#### Direction:
Return verbatim everything from the first line through the line that contains "144, 145.6, 150.5]", and stop there.
>>
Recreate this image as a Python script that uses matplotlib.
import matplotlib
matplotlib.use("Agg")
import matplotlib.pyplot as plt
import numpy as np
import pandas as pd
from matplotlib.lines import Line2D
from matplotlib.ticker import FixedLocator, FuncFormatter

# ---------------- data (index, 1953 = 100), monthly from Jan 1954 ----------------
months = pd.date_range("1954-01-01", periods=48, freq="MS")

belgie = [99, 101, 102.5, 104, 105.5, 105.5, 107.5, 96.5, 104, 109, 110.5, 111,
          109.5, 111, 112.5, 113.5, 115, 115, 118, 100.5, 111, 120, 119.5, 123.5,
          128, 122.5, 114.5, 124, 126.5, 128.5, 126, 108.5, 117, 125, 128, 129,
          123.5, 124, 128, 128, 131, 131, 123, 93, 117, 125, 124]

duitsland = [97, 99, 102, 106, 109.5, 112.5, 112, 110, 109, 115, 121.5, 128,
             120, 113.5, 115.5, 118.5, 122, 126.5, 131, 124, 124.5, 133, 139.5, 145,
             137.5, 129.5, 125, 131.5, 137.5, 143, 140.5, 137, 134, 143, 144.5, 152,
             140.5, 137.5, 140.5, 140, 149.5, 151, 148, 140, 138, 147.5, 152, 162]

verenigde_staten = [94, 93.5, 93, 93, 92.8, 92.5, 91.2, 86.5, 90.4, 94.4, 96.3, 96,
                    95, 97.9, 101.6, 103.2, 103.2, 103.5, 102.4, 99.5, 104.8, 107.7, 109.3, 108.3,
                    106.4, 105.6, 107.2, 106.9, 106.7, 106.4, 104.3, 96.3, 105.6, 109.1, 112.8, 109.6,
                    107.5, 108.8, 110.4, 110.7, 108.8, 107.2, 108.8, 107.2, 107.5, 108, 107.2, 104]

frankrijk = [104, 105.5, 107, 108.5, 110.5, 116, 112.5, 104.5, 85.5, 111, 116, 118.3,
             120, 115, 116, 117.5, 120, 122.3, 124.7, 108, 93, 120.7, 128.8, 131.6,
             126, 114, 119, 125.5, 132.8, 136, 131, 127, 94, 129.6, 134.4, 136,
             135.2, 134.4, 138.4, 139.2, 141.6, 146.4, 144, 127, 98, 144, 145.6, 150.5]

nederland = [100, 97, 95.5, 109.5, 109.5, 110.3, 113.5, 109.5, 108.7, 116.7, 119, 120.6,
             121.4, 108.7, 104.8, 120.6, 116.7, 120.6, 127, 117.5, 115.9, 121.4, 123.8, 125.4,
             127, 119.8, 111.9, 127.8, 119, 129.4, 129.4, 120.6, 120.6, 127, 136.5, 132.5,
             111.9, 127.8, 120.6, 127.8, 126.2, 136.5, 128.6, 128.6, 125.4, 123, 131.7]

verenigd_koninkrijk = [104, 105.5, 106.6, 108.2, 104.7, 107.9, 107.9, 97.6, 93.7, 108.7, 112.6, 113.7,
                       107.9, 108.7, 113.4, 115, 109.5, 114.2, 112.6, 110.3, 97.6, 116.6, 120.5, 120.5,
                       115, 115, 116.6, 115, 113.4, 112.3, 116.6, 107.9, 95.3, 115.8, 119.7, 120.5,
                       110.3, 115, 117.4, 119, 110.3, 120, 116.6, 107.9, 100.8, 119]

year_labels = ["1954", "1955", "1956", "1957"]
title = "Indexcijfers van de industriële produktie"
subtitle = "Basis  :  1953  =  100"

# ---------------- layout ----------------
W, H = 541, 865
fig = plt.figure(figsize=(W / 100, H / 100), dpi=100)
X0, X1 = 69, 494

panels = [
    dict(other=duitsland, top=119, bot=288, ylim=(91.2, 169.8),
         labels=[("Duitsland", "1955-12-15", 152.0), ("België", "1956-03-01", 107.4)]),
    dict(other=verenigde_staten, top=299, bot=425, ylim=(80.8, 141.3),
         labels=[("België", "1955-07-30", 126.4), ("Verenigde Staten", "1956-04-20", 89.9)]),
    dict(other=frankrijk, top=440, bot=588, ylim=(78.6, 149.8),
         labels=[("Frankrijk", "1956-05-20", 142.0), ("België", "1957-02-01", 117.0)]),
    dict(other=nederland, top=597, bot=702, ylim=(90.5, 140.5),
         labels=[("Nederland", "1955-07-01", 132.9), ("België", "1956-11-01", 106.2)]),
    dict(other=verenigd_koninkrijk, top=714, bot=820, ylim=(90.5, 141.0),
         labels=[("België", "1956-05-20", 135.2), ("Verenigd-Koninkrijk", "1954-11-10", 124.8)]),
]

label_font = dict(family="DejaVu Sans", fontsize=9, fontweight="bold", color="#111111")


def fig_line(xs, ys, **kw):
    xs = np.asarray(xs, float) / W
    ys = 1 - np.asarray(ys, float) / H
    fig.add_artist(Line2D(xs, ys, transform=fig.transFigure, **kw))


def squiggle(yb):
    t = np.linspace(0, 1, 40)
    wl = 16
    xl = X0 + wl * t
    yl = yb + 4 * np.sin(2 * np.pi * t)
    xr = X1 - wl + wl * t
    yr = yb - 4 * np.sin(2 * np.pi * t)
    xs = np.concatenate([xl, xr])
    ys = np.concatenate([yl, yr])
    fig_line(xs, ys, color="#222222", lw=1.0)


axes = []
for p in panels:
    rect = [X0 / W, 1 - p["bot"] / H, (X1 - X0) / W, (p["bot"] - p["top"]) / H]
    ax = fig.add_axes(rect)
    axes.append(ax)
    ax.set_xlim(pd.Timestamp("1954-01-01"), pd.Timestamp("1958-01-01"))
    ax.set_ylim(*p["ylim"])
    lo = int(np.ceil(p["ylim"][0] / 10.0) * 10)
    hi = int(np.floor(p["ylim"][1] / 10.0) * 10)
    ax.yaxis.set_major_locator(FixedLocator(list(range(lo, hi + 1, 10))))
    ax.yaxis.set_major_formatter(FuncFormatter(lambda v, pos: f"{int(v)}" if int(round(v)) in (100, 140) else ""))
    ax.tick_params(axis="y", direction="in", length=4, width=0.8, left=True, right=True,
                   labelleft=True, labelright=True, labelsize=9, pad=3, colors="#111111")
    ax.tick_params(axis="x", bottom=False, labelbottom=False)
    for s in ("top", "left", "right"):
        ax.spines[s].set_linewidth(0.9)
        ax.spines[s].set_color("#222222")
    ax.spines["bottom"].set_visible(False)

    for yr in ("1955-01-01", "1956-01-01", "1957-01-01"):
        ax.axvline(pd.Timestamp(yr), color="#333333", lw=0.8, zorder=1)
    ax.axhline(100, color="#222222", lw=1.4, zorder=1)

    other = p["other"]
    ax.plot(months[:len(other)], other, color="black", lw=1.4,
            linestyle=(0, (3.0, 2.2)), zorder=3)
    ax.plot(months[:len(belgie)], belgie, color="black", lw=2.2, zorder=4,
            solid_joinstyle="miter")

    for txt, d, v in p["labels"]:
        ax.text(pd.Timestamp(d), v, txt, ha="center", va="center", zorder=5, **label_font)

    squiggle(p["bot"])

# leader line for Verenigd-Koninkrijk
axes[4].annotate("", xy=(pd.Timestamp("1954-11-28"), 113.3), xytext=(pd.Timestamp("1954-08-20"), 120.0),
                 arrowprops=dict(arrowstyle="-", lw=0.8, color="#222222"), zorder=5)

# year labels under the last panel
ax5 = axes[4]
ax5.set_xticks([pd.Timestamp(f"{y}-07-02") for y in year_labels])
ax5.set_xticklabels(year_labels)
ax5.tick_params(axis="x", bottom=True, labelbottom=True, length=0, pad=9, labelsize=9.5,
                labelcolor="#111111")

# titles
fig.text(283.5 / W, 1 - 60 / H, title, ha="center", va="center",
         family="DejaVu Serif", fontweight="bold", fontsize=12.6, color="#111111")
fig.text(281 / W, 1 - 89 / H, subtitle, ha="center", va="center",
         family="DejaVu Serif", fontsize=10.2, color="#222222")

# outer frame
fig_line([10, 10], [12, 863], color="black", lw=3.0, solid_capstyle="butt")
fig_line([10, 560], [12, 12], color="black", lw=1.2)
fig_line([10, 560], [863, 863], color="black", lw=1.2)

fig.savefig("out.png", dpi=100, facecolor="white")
<<
#### Exercise answer:
Recreate this image as a Python script that uses matplotlib.
import matplotlib
matplotlib.use("Agg")
import matplotlib.pyplot as plt
import numpy as np
import pandas as pd
from matplotlib.lines import Line2D
from matplotlib.ticker import FixedLocator, FuncFormatter

# ---------------- data (index, 1953 = 100), monthly from Jan 1954 ----------------
months = pd.date_range("1954-01-01", periods=48, freq="MS")

belgie = [99, 101, 102.5, 104, 105.5, 105.5, 107.5, 96.5, 104, 109, 110.5, 111,
          109.5, 111, 112.5, 113.5, 115, 115, 118, 100.5, 111, 120, 119.5, 123.5,
          128, 122.5, 114.5, 124, 126.5, 128.5, 126, 108.5, 117, 125, 128, 129,
          123.5, 124, 128, 128, 131, 131, 123, 93, 117, 125, 124]

duitsland = [97, 99, 102, 106, 109.5, 112.5, 112, 110, 109, 115, 121.5, 128,
             120, 113.5, 115.5, 118.5, 122, 126.5, 131, 124, 124.5, 133, 139.5, 145,
             137.5, 129.5, 125, 131.5, 137.5, 143, 140.5, 137, 134, 143, 144.5, 152,
             140.5, 137.5, 140.5, 140, 149.5, 151, 148, 140, 138, 147.5, 152, 162]

verenigde_staten = [94, 93.5, 93, 93, 92.8, 92.5, 91.2, 86.5, 90.4, 94.4, 96.3, 96,
                    95, 97.9, 101.6, 103.2, 103.2, 103.5, 102.4, 99.5, 104.8, 107.7, 109.3, 108.3,
                    106.4, 105.6, 107.2, 106.9, 106.7, 106.4, 104.3, 96.3, 105.6, 109.1, 112.8, 109.6,
                    107.5, 108.8, 110.4, 110.7, 108.8, 107.2, 108.8, 107.2, 107.5, 108, 107.2, 104]

frankrijk = [104, 105.5, 107, 108.5, 110.5, 116, 112.5, 104.5, 85.5, 111, 116, 118.3,
             120, 115, 116, 117.5, 120, 122.3, 124.7, 108, 93, 120.7, 128.8, 131.6,
             126, 114, 119, 125.5, 132.8, 136, 131, 127, 94, 129.6, 134.4, 136,
             135.2, 134.4, 138.4, 139.2, 141.6, 146.4, 144, 127, 98, 144, 145.6, 150.5]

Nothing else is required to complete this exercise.